Quote, verbatim, all material below, without pictures.

Data extract:
● ● ● ● ● ● ●

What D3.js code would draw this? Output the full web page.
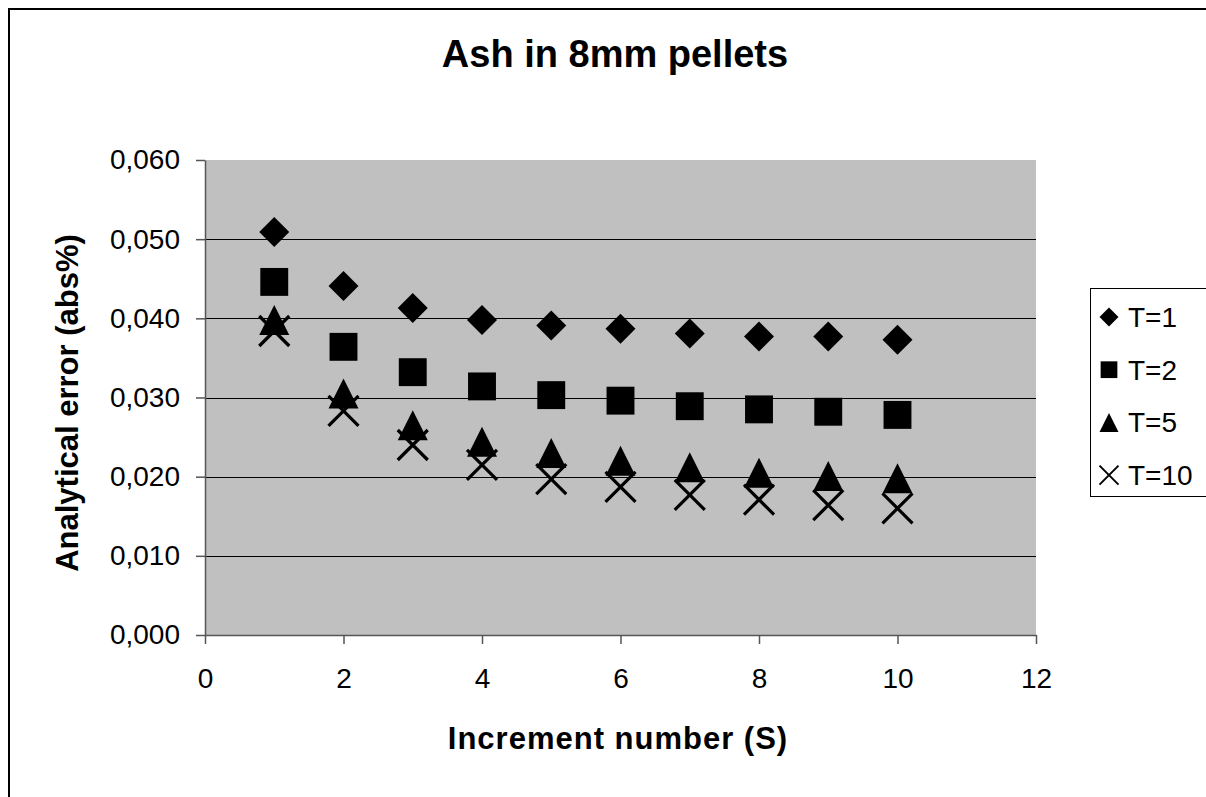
<!DOCTYPE html>
<html>
<head>
<meta charset="utf-8">
<script src="https://cdn.jsdelivr.net/npm/d3@7"></script>
<style>
  body { margin: 0; background: #fff; }
  svg { display: block; font-family: "Liberation Sans", Arial, sans-serif; }
</style>
</head>
<body>
<svg id="chart" width="1206" height="797"></svg>
<script>
// values
var increments = [1, 2, 3, 4, 5, 6, 7, 8, 9, 10];
var t1  = [0.0509, 0.0441, 0.0413, 0.0398, 0.0391, 0.0387, 0.0381, 0.0377, 0.0377, 0.0373];
var t2  = [0.0446, 0.0364, 0.0332, 0.0314, 0.0303, 0.0296, 0.0289, 0.0285, 0.0282, 0.0278];
var t5  = [0.0398, 0.0305, 0.0265, 0.0244, 0.0230, 0.0220, 0.0212, 0.0205, 0.0201, 0.0198];
var t10 = [0.0384, 0.0283, 0.0240, 0.0215, 0.0197, 0.0187, 0.0177, 0.0171, 0.0164, 0.0160];
var seriesNames = ["T=1", "T=2", "T=5", "T=10"];
var seriesShapes = ["diamond", "square", "triangle", "cross"];
var xTicks = [0, 2, 4, 6, 8, 10, 12];
var yTicks = [0, 0.01, 0.02, 0.03, 0.04, 0.05, 0.06];

var seriesValues = [t1, t2, t5, t10];

var svg = d3.select("#chart");
var plotLeft = 205, plotTop = 160, plotRight = 1036, plotBottom = 635;

var x = d3.scaleLinear().domain([0, 12]).range([plotLeft, plotRight]);
var y = d3.scaleLinear().domain([0, 0.06]).range([plotBottom, plotTop]);

var comma = d3.formatLocale({decimal: ",", thousands: ".", grouping: [3], currency: ["", ""]}).format(".3f");

// outer frame
svg.append("rect")
    .attr("x", 9).attr("y", 9)
    .attr("width", 1210).attr("height", 800)
    .attr("fill", "none").attr("stroke", "#000").attr("stroke-width", 2);

// plot area
svg.append("rect")
    .attr("x", plotLeft).attr("y", plotTop)
    .attr("width", plotRight - plotLeft).attr("height", plotBottom - plotTop)
    .attr("fill", "#c0c0c0");

// gridlines
svg.append("g").selectAll("line")
    .data(yTicks.filter(function (d) { return d > 0 && d < 0.06; }))
    .enter().append("line")
    .attr("x1", plotLeft).attr("x2", plotRight)
    .attr("y1", function (d) { return Math.round(y(d)) + 0.5; })
    .attr("y2", function (d) { return Math.round(y(d)) + 0.5; })
    .attr("stroke", "#000").attr("stroke-width", 1);

// axes
var yAxis = svg.append("g")
    .attr("transform", "translate(" + plotLeft + ",0)")
    .call(d3.axisLeft(y).tickValues(yTicks).tickFormat(comma).tickSize(9).tickPadding(16).tickSizeOuter(0));
var xAxis = svg.append("g")
    .attr("transform", "translate(0," + plotBottom + ")")
    .call(d3.axisBottom(x).tickValues(xTicks).tickFormat(d3.format("d")).tickSize(9).tickPadding(24).tickSizeOuter(0));

[yAxis, xAxis].forEach(function (a) {
    a.select(".domain").attr("stroke", "#555").attr("stroke-width", 1.5);
    a.selectAll(".tick line").attr("stroke", "#555").attr("stroke-width", 1.5);
    a.selectAll("text").attr("font-size", 28).attr("fill", "#000")
        .attr("font-family", "Liberation Sans, Arial, sans-serif");
});

// marker shapes
function markerPath(shape, s) {
    var h = s / 2;
    if (shape == "diamond") return "M0," + (-h) + "L" + h + ",0L0," + h + "L" + (-h) + ",0Z";
    if (shape == "square") { var q = h * 0.93; return "M" + (-q) + "," + (-q) + "H" + q + "V" + q + "H" + (-q) + "Z"; }
    if (shape == "triangle") return "M0," + (-h) + "L" + h + "," + h + "L" + (-h) + "," + h + "Z";
    return "M" + (-h) + "," + (-h) + "L" + h + "," + h + "M" + h + "," + (-h) + "L" + (-h) + "," + h;
}

function styleMarker(sel, shape, sw) {
    if (shape == "cross") sel.attr("fill", "none").attr("stroke", "#000").attr("stroke-width", sw);
    else sel.attr("fill", "#000").attr("stroke", "none");
}

seriesValues.forEach(function (vals, i) {
    var shape = seriesShapes[i];
    var pts = svg.append("g").selectAll("path")
        .data(vals.map(function (v, j) { return {x: increments[j], y: v}; }))
        .enter().append("path")
        .attr("d", markerPath(shape, 30))
        .attr("transform", function (d) { return "translate(" + x(d.x) + "," + y(d.y) + ")"; });
    styleMarker(pts, shape, 3.2);
});

// titles
svg.append("text")
    .attr("x", 615).attr("y", 67)
    .attr("text-anchor", "middle")
    .attr("font-size", 38).attr("font-weight", "bold")
    .text("Ash in 8mm pellets");

svg.append("text")
    .attr("x", 618).attr("y", 749)
    .attr("text-anchor", "middle")
    .attr("font-size", 31).attr("font-weight", "bold")
    .attr("letter-spacing", 1)
    .text("Increment number (S)");

svg.append("text")
    .attr("transform", "translate(78,403) rotate(-90)")
    .attr("text-anchor", "middle")
    .attr("font-size", 31).attr("font-weight", "bold")
    .text("Analytical error (abs%)");

// legend
var legend = svg.append("g");
legend.append("rect")
    .attr("x", 1090.5).attr("y", 288.5)
    .attr("width", 130).attr("height", 208)
    .attr("fill", "#fff").attr("stroke", "#000").attr("stroke-width", 1);

seriesNames.forEach(function (name, i) {
    var cy = 317 + i * 52.7;
    var m = legend.append("path")
        .attr("d", markerPath(seriesShapes[i], seriesShapes[i] == "square" ? 18 : 19))
        .attr("transform", "translate(1109," + cy + ")");
    styleMarker(m, seriesShapes[i], 2);
    legend.append("text")
        .attr("x", 1128).attr("y", cy + 10)
        .attr("font-size", 28)
        .text(name);
});
</script>
</body>
</html>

● ● ● ● ● ● ●

Reply to the exercise:
What D3.js code would draw this? Output the full web page.
<!DOCTYPE html>
<html>
<head>
<meta charset="utf-8">
<script src="https://cdn.jsdelivr.net/npm/d3@7"></script>
<style>
  body { margin: 0; background: #fff; }
  svg { display: block; font-family: "Liberation Sans", Arial, sans-serif; }
</style>
</head>
<body>
<svg id="chart" width="1206" height="797"></svg>
<script>
// values
var increments = [1, 2, 3, 4, 5, 6, 7, 8, 9, 10];
var t1  = [0.0509, 0.0441, 0.0413, 0.0398, 0.0391, 0.0387, 0.0381, 0.0377, 0.0377, 0.0373];
var t2  = [0.0446, 0.0364, 0.0332, 0.0314, 0.0303, 0.0296, 0.0289, 0.0285, 0.0282, 0.0278];
var t5  = [0.0398, 0.0305, 0.0265, 0.0244, 0.0230, 0.0220, 0.0212, 0.0205, 0.0201, 0.0198];
var t10 = [0.0384, 0.0283, 0.0240, 0.0215, 0.0197, 0.0187, 0.0177, 0.0171, 0.0164, 0.0160];
var seriesNames = ["T=1", "T=2", "T=5", "T=10"];
var seriesShapes = ["diamond", "square", "triangle", "cross"];
var xTicks = [0, 2, 4, 6, 8, 10, 12];
var yTicks = [0, 0.01, 0.02, 0.03, 0.04, 0.05, 0.06];

var seriesValues = [t1, t2, t5, t10];

var svg = d3.select("#chart");
var plotLeft = 205, plotTop = 160, plotRight = 1036, plotBottom = 635;

var x = d3.scaleLinear().domain([0, 12]).range([plotLeft, plotRight]);
var y = d3.scaleLinear().domain([0, 0.06]).range([plotBottom, plotTop]);

var comma = d3.formatLocale({decimal: ",", thousands: ".", grouping: [3], currency: ["", ""]}).format(".3f");

// outer frame
svg.append("rect")
    .attr("x", 9).attr("y", 9)
    .attr("width", 1210).attr("height", 800)
    .attr("fill", "none").attr("stroke", "#000").attr("stroke-width", 2);

// plot area
svg.append("rect")
    .attr("x", plotLeft).attr("y", plotTop)
    .attr("width", plotRight - plotLeft).attr("height", plotBottom - plotTop)
    .attr("fill", "#c0c0c0");

// gridlines
svg.append("g").selectAll("line")
    .data(yTicks.filter(function (d) { return d > 0 && d < 0.06; }))
    .enter().append("line")
    .attr("x1", plotLeft).attr("x2", plotRight)
    .attr("y1", function (d) { return Math.round(y(d)) + 0.5; })
    .attr("y2", function (d) { return Math.round(y(d)) + 0.5; })
    .attr("stroke", "#000").attr("stroke-width", 1);

// axes
var yAxis = svg.append("g")
    .attr("transform", "translate(" + plotLeft + ",0)")
    .call(d3.axisLeft(y).tickValues(yTicks).tickFormat(comma).tickSize(9).tickPadding(16).tickSizeOuter(0));
var xAxis = svg.append("g")
    .attr("transform", "translate(0," + plotBottom + ")")
    .call(d3.axisBottom(x).tickValues(xTicks).tickFormat(d3.format("d")).tickSize(9).tickPadding(24).tickSizeOuter(0));

[yAxis, xAxis].forEach(function (a) {
    a.select(".domain").attr("stroke", "#555").attr("stroke-width", 1.5);
    a.selectAll(".tick line").attr("stroke", "#555").attr("stroke-width", 1.5);
    a.selectAll("text").attr("font-size", 28).attr("fill", "#000")
        .attr("font-family", "Liberation Sans, Arial, sans-serif");
});

// marker shapes
function markerPath(shape, s) {
    var h = s / 2;
    if (shape == "diamond") return "M0," + (-h) + "L" + h + ",0L0," + h + "L" + (-h) + ",0Z";
    if (shape == "square") { var q = h * 0.93; return "M" + (-q) + "," + (-q) + "H" + q + "V" + q + "H" + (-q) + "Z"; }
    if (shape == "triangle") return "M0," + (-h) + "L" + h + "," + h + "L" + (-h) + "," + h + "Z";
    return "M" + (-h) + "," + (-h) + "L" + h + "," + h + "M" + h + "," + (-h) + "L" + (-h) + "," + h;
}

function styleMarker(sel, shape, sw) {
    if (shape == "cross") sel.attr("fill", "none").attr("stroke", "#000").attr("stroke-width", sw);
    else sel.attr("fill", "#000").attr("stroke", "none");
}

seriesValues.forEach(function (vals, i) {
    var shape = seriesShapes[i];
    var pts = svg.append("g").selectAll("path")
        .data(vals.map(function (v, j) { return {x: increments[j], y: v}; }))
        .enter().append("path")
        .attr("d", markerPath(shape, 30))
        .attr("transform", function (d) { return "translate(" + x(d.x) + "," + y(d.y) + ")"; });
    styleMarker(pts, shape, 3.2);
});

// titles
svg.append("text")
    .attr("x", 615).attr("y", 67)
    .attr("text-anchor", "middle")
    .attr("font-size", 38).attr("font-weight", "bold")
    .text("Ash in 8mm pellets");

svg.append("text")
    .attr("x", 618).attr("y", 749)
    .attr("text-anchor", "middle")
    .attr("font-size", 31).attr("font-weight", "bold")
    .attr("letter-spacing", 1)
    .text("Increment number (S)");

svg.append("text")
    .attr("transform", "translate(78,403) rotate(-90)")
    .attr("text-anchor", "middle")
    .attr("font-size", 31).attr("font-weight", "bold")
    .text("Analytical error (abs%)");

// legend
var legend = svg.append("g");
legend.append("rect")
    .attr("x", 1090.5).attr("y", 288.5)
    .attr("width", 130).attr("height", 208)
    .attr("fill", "#fff").attr("stroke", "#000").attr("stroke-width", 1);

seriesNames.forEach(function (name, i) {
    var cy = 317 + i * 52.7;
    var m = legend.append("path")
        .attr("d", markerPath(seriesShapes[i], seriesShapes[i] == "square" ? 18 : 19))
        .attr("transform", "translate(1109," + cy + ")");
    styleMarker(m, seriesShapes[i], 2);
    legend.append("text")
        .attr("x", 1128).attr("y", cy + 10)
        .attr("font-size", 28)
        .text(name);
});
</script>
</body>
</html>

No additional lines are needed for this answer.